Dataset section:
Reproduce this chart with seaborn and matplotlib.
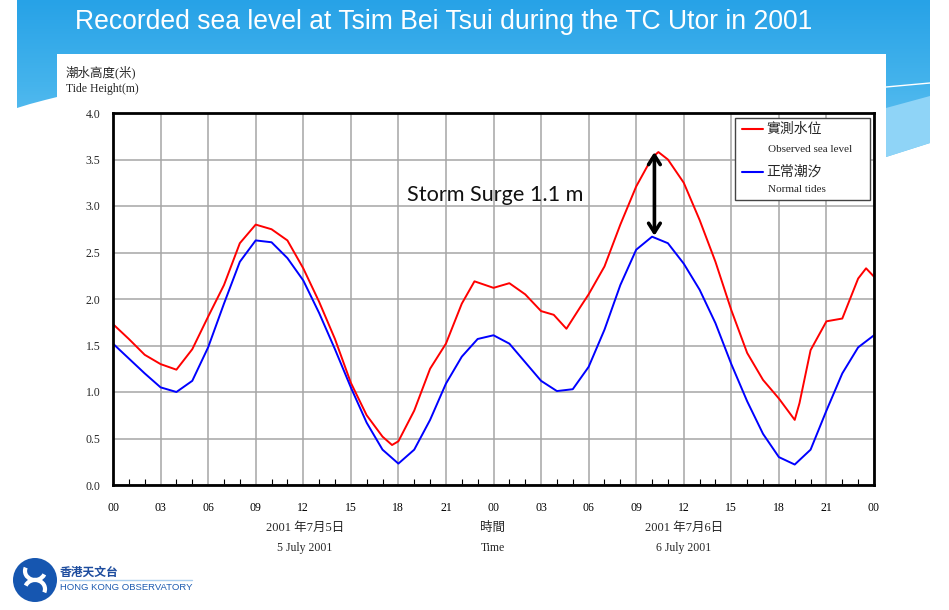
import numpy as np
import pandas as pd
import matplotlib
matplotlib.use("Agg")
import matplotlib.pyplot as plt
import seaborn as sns
from matplotlib.patches import Polygon, Rectangle, Circle, Arc
from matplotlib.colors import LinearSegmentedColormap

# ---------------- data ----------------
obs_hours = [0, 1, 2, 3, 4, 5, 6, 7, 8, 9, 10, 11, 12, 13, 14, 15, 16, 17, 17.6, 18,
             19, 20, 21, 22, 22.8, 24, 25, 26, 27, 27.8, 28.6, 29.5, 30, 31, 32, 33, 34, 34.4,
             35, 36, 37, 38, 39, 40, 41, 42, 43, 43.3, 44, 45, 46, 47, 47.5, 48]
obs_level = [1.73, 1.57, 1.40, 1.30, 1.24, 1.46, 1.81, 2.15, 2.60, 2.80, 2.75, 2.63, 2.33,
             1.97, 1.57, 1.10, 0.75, 0.52, 0.43, 0.47, 0.80, 1.25, 1.52, 1.95, 2.19, 2.12,
             2.17, 2.05, 1.87, 1.83, 1.68, 1.92, 2.05, 2.35, 2.80, 3.21, 3.52, 3.58, 3.50,
             3.25, 2.85, 2.40, 1.88, 1.42, 1.13, 0.93, 0.70, 0.88, 1.45, 1.76, 1.79, 2.22,
             2.33, 2.24]
tide_hours = list(range(49))
tide_level = [1.52, 1.36, 1.20, 1.05, 1.00, 1.12, 1.48, 1.95, 2.40, 2.63, 2.61, 2.44, 2.20,
              1.85, 1.46, 1.05, 0.67, 0.38, 0.23, 0.38, 0.70, 1.09, 1.38, 1.57, 1.61, 1.52,
              1.32, 1.12, 1.01, 1.03, 1.27, 1.67, 2.15, 2.53, 2.67, 2.60, 2.38, 2.10, 1.74,
              1.30, 0.90, 0.55, 0.30, 0.22, 0.38, 0.80, 1.20, 1.48, 1.61]
series_names = ["實測水位", "正常潮汐"]
series_names_en = ["Observed sea level", "Normal tides"]
xtick_hours = list(range(0, 49, 3))
xtick_labels = ["00", "03", "06", "09", "12", "15", "18", "21",
                "00", "03", "06", "09", "12", "15", "18", "21", "00"]
ytick_values = [0.0, 0.5, 1.0, 1.5, 2.0, 2.5, 3.0, 3.5, 4.0]
surge_x, surge_top, surge_bottom = 34.15, 3.58, 2.68

df = pd.concat([
    pd.DataFrame({"hour": obs_hours, "level": obs_level, "series": series_names[0]}),
    pd.DataFrame({"hour": tide_hours, "level": tide_level, "series": series_names[1]}),
], ignore_index=True)

sns.set_theme(style="white")
plt.rcParams["font.family"] = ["Liberation Serif", "Noto Sans CJK TC", "DejaVu Sans"]
CJK_SERIF = ["Liberation Serif", "Noto Sans CJK TC", "DejaVu Sans"]

W, H = 949, 610
fig = plt.figure(figsize=(W / 100, H / 100), dpi=100)
fig.patch.set_facecolor("white")

# ---------------- slide background ----------------
bg = fig.add_axes([0, 0, 1, 1], zorder=0)
bg.set_xlim(0, W); bg.set_ylim(H, 0); bg.axis("off")
grad = np.linspace(0, 1, 256).reshape(-1, 1)
cmap = LinearSegmentedColormap.from_list("hdr", ["#27a2e7", "#44b3ec", "#6cc6f3"])
im = bg.imshow(grad, extent=[0, W, 165, 0], cmap=cmap, aspect="auto", zorder=1)
clip = Polygon([(17, 0), (930, 0), (930, 143), (886, 157), (886, 54), (57, 54), (57, 97),
                (45, 100), (30, 104), (17, 108)], closed=True, transform=bg.transData,
               fill=False, lw=0)
bg.add_patch(clip)
im.set_clip_path(clip)
bg.add_patch(Polygon([(886, 108), (930, 96), (930, 143), (886, 157)], closed=True,
                     facecolor="#8fd4f7", edgecolor="none", zorder=2))
bg.plot([886, 930], [87, 83], color="white", lw=1.0, zorder=3)
bg.add_patch(Rectangle((57, 54), 829, H - 54, facecolor="white", edgecolor="none", zorder=4))

# ---------------- main chart ----------------
ax = fig.add_axes([113 / W, 1 - 485 / H, 761 / W, 372 / H], zorder=2)
ax.set_facecolor("white")
sns.lineplot(data=df, x="hour", y="level", hue="series",
             palette={series_names[0]: "#ff0000", series_names[1]: "#0000ff"},
             ax=ax, legend=False, linewidth=1.4, sort=True, estimator=None)
ax.set_xlim(0, 48)
ax.set_ylim(0, 4)
ax.set_xticks(xtick_hours)
ax.set_xticklabels(xtick_labels)
ax.set_xticks(range(49), minor=True)
ax.set_yticks(ytick_values)
ax.set_yticklabels([f"{v:.1f}" for v in ytick_values])
ax.grid(True, which="major", color="#a6a6a6", lw=1.1)
ax.set_axisbelow(True)
ax.tick_params(axis="x", which="major", direction="in", length=0, pad=12,
               labelsize=8.5, colors="black")
ax.tick_params(axis="x", which="minor", direction="in", length=4, width=0.8,
               bottom=True, top=False, colors="black")
ax.tick_params(axis="y", which="major", length=0, pad=9, labelsize=8.5)
for lab in ax.get_xticklabels() + ax.get_yticklabels():
    lab.set_family("Liberation Serif")
ax.set_xlabel(""); ax.set_ylabel("")
for s in ax.spines.values():
    s.set_visible(True)
    s.set_color("black")
    s.set_linewidth(2.0)

ax.annotate("", xy=(surge_x, surge_bottom), xytext=(surge_x, surge_top),
            arrowprops=dict(arrowstyle="<->,head_length=0.55,head_width=0.35",
                            lw=2.6, color="black", shrinkA=0, shrinkB=0), zorder=5)

# ---------------- overlay texts ----------------
ov = fig.add_axes([0, 0, 1, 1], zorder=3)
ov.set_xlim(0, W); ov.set_ylim(H, 0); ov.axis("off"); ov.patch.set_alpha(0)

ov.text(75, 22, "Recorded sea level at Tsim Bei Tsui during the TC Utor in 2001",
        color="white", fontsize=19.1, family="Liberation Sans", va="center", ha="left")

ov.text(66, 72, "潮水高度(米)", fontsize=9, family=CJK_SERIF, va="center", ha="left")
ov.text(66, 89, "Tide Height(m)", fontsize=8.5, family="Liberation Serif", va="center", ha="left")

for cx, zh, en in [(305, "2001 年7月5日", "5 July 2001"), (493, "時間", "Time"),
                   (684, "2001 年7月6日", "6 July 2001")]:
    ov.text(cx, 528, zh, fontsize=9, family=CJK_SERIF, va="center", ha="center")
    ov.text(cx, 548, en, fontsize=8.5, family="Liberation Serif", va="center", ha="center")

ov.text(407, 195, "Storm Surge 1.1 m", fontsize=15.6, family="Lato", va="center", ha="left",
        color="#111111")

# legend box
ov.add_patch(Rectangle((735, 118), 135, 82, facecolor="white", edgecolor="#444444", lw=1.0,
                       zorder=5))
ov.plot([742, 763], [129, 129], color="#ff0000", lw=1.5, zorder=6)
ov.plot([742, 763], [172, 172], color="#0000ff", lw=1.5, zorder=6)
ov.text(766, 129, series_names[0], fontsize=10, family=CJK_SERIF, va="center", ha="left", zorder=6)
ov.text(768, 150, series_names_en[0], fontsize=8, family="Liberation Serif", va="center",
        ha="left", zorder=6)
ov.text(766, 172, series_names[1], fontsize=10, family=CJK_SERIF, va="center", ha="left", zorder=6)
ov.text(768, 189, series_names_en[1], fontsize=8, family="Liberation Serif", va="center",
        ha="left", zorder=6)

# logo
ov.add_patch(Circle((35, 580), 22, facecolor="#1656b0", edgecolor="none", zorder=5))
ov.add_patch(Arc((35, 571), 20, 18, theta1=20, theta2=200, color="white", lw=3, zorder=6))
ov.add_patch(Arc((35, 589), 20, 18, theta1=200, theta2=380, color="white", lw=3, zorder=6))
ov.text(60, 572, "香港天文台", fontsize=8.5, family="Noto Sans CJK TC", weight="bold",
        color="#1d4c9e", va="center", ha="left")
ov.plot([60, 192], [580, 580], color="#a9cdef", lw=1.0)
ov.text(60, 587.5, "HONG KONG OBSERVATORY", fontsize=6.8, family="Liberation Sans",
        color="#1d5bb0", va="center", ha="left")

fig.savefig("out.png", dpi=100, facecolor="white")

What is expected:
Reproduce only the lines from the beginning of the data through the line that contains "from matplotlib.colors import", both included, and please drop the pictures.

Result:
Reproduce this chart with seaborn and matplotlib.
import numpy as np
import pandas as pd
import matplotlib
matplotlib.use("Agg")
import matplotlib.pyplot as plt
import seaborn as sns
from matplotlib.patches import Polygon, Rectangle, Circle, Arc
from matplotlib.colors import LinearSegmentedColormap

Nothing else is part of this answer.